* [WHAT YOU NEED TO DO]: Word for word, print each line of the listing below; pictures stay out.

* [INFORMATION PROVIDED]:
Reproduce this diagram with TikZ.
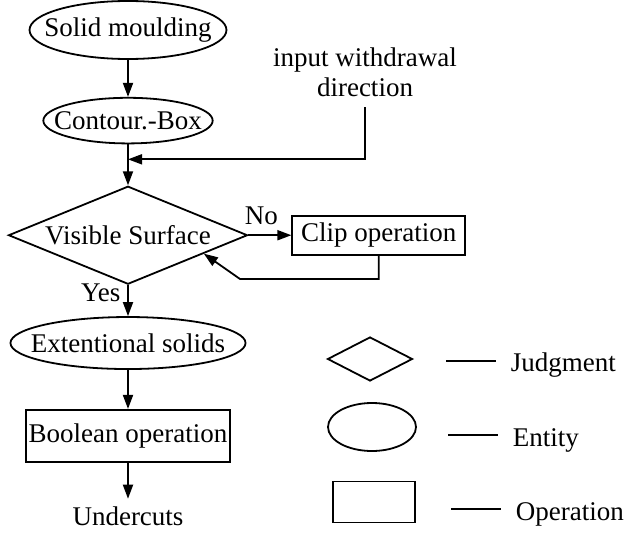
\documentclass[tikz,border=0pt]{standalone}
\usepackage{fontspec}
\setmainfont{Liberation Serif}
\usetikzlibrary{shapes.geometric, arrows.meta, positioning, calc}

\begin{document}
\begin{tikzpicture}[
    x=1pt, y=1pt,
    font=\fontsize{13.5}{15}\selectfont,
    line width=0.9pt,
    >={Triangle[length=7pt, width=5pt]},
    entity/.style={draw, ellipse, inner xsep=-7pt, inner ysep=3.5pt},
    judge/.style={draw, diamond, shape aspect=2.4, inner sep=0pt},
    operation/.style={draw, rectangle, inner sep=1pt},
    keytext/.style={anchor=base west, inner sep=0pt}
]
    \useasboundingbox (0,0) rectangle (312.5,-267.5);

    % Main flow
    \node[entity, minimum height=29pt] (solid) at (64,-15) {Solid moulding};
    \node[entity, below=18.5pt of solid] (contour) {Contour.-Box};
    \node[judge, minimum width=119.5pt, minimum height=49pt, below=20.5pt of contour] (visible) {Visible Surface};
    \node[entity, minimum height=26pt, below=15.5pt of visible] (extent) {Extentional solids};
    \node[operation, minimum width=102pt, minimum height=26pt, below=19.5pt of extent] (boolean) {Boolean operation};
    \node[below=18pt of boolean] (undercuts) {Undercuts};

    % Side branch
    \node[operation, minimum width=86.5pt, minimum height=19.5pt, right=21.5pt of visible] (clip) {Clip operation};
    \node[align=center, inner ysep=5pt] (input) at (182.5,-36) {input withdrawal\\direction};
    \coordinate[below=7.5pt of contour] (join);
    \coordinate (bend) at (120,-139.5);

    % Arrows
    \draw[->] (solid) -- (contour);
    \draw[->] (contour) -- (visible);
    \draw[->] (input) |- (join);
    \draw[->] (visible) -- node[above, pos=0.3, inner sep=5pt] {No} (clip);
    \draw[->] (clip.south) |- (bend) -- ($(visible.east)!0.37!(visible.south)$);
    \draw[->] (visible) -- node[left, pos=0.25] {Yes} (extent);
    \draw[->] (extent) -- (boolean);
    \draw[->] (boolean) -- (undercuts);

    % Legend
    \node[judge, minimum width=42.5pt, minimum height=22pt] (keyjudge) at (185,-179.5) {};
    \node[entity, inner sep=0pt, minimum width=44pt, minimum height=24pt] (keyentity) at (186,-213.5) {};
    \node[operation, minimum width=41pt, minimum height=20.5pt] (keyop) at (187,-251) {};
    \node[keytext] (judgetxt) at (255,-185.5) {Judgment};
    \node[keytext] (entitytxt) at (256,-223) {Entity};
    \node[keytext] (optxt) at (257.5,-260) {Operation};
    \draw ([shift={(-32pt,5pt)}]judgetxt.base west) -- ([shift={(-7pt,5pt)}]judgetxt.base west);
    \draw ([shift={(-32pt,5.5pt)}]entitytxt.base west) -- ([shift={(-7pt,5.5pt)}]entitytxt.base west);
    \draw ([shift={(-32pt,5.5pt)}]optxt.base west) -- ([shift={(-7pt,5.5pt)}]optxt.base west);
\end{tikzpicture}
\end{document}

* [RESPONSE]:
Reproduce this diagram with TikZ.
\documentclass[tikz,border=0pt]{standalone}
\usepackage{fontspec}
\setmainfont{Liberation Serif}
\usetikzlibrary{shapes.geometric, arrows.meta, positioning, calc}

\begin{document}
\begin{tikzpicture}[
    x=1pt, y=1pt,
    font=\fontsize{13.5}{15}\selectfont,
    line width=0.9pt,
    >={Triangle[length=7pt, width=5pt]},
    entity/.style={draw, ellipse, inner xsep=-7pt, inner ysep=3.5pt},
    judge/.style={draw, diamond, shape aspect=2.4, inner sep=0pt},
    operation/.style={draw, rectangle, inner sep=1pt},
    keytext/.style={anchor=base west, inner sep=0pt}
]
    \useasboundingbox (0,0) rectangle (312.5,-267.5);

    % Main flow
    \node[entity, minimum height=29pt] (solid) at (64,-15) {Solid moulding};
    \node[entity, below=18.5pt of solid] (contour) {Contour.-Box};
    \node[judge, minimum width=119.5pt, minimum height=49pt, below=20.5pt of contour] (visible) {Visible Surface};
    \node[entity, minimum height=26pt, below=15.5pt of visible] (extent) {Extentional solids};
    \node[operation, minimum width=102pt, minimum height=26pt, below=19.5pt of extent] (boolean) {Boolean operation};
    \node[below=18pt of boolean] (undercuts) {Undercuts};

    % Side branch
    \node[operation, minimum width=86.5pt, minimum height=19.5pt, right=21.5pt of visible] (clip) {Clip operation};
    \node[align=center, inner ysep=5pt] (input) at (182.5,-36) {input withdrawal\\direction};
    \coordinate[below=7.5pt of contour] (join);
    \coordinate (bend) at (120,-139.5);

    % Arrows
    \draw[->] (solid) -- (contour);
    \draw[->] (contour) -- (visible);
    \draw[->] (input) |- (join);
    \draw[->] (visible) -- node[above, pos=0.3, inner sep=5pt] {No} (clip);
    \draw[->] (clip.south) |- (bend) -- ($(visible.east)!0.37!(visible.south)$);
    \draw[->] (visible) -- node[left, pos=0.25] {Yes} (extent);
    \draw[->] (extent) -- (boolean);
    \draw[->] (boolean) -- (undercuts);

    % Legend
    \node[judge, minimum width=42.5pt, minimum height=22pt] (keyjudge) at (185,-179.5) {};
    \node[entity, inner sep=0pt, minimum width=44pt, minimum height=24pt] (keyentity) at (186,-213.5) {};
    \node[operation, minimum width=41pt, minimum height=20.5pt] (keyop) at (187,-251) {};
    \node[keytext] (judgetxt) at (255,-185.5) {Judgment};
    \node[keytext] (entitytxt) at (256,-223) {Entity};
    \node[keytext] (optxt) at (257.5,-260) {Operation};
    \draw ([shift={(-32pt,5pt)}]judgetxt.base west) -- ([shift={(-7pt,5pt)}]judgetxt.base west);
    \draw ([shift={(-32pt,5.5pt)}]entitytxt.base west) -- ([shift={(-7pt,5.5pt)}]entitytxt.base west);
    \draw ([shift={(-32pt,5.5pt)}]optxt.base west) -- ([shift={(-7pt,5.5pt)}]optxt.base west);
\end{tikzpicture}
\end{document}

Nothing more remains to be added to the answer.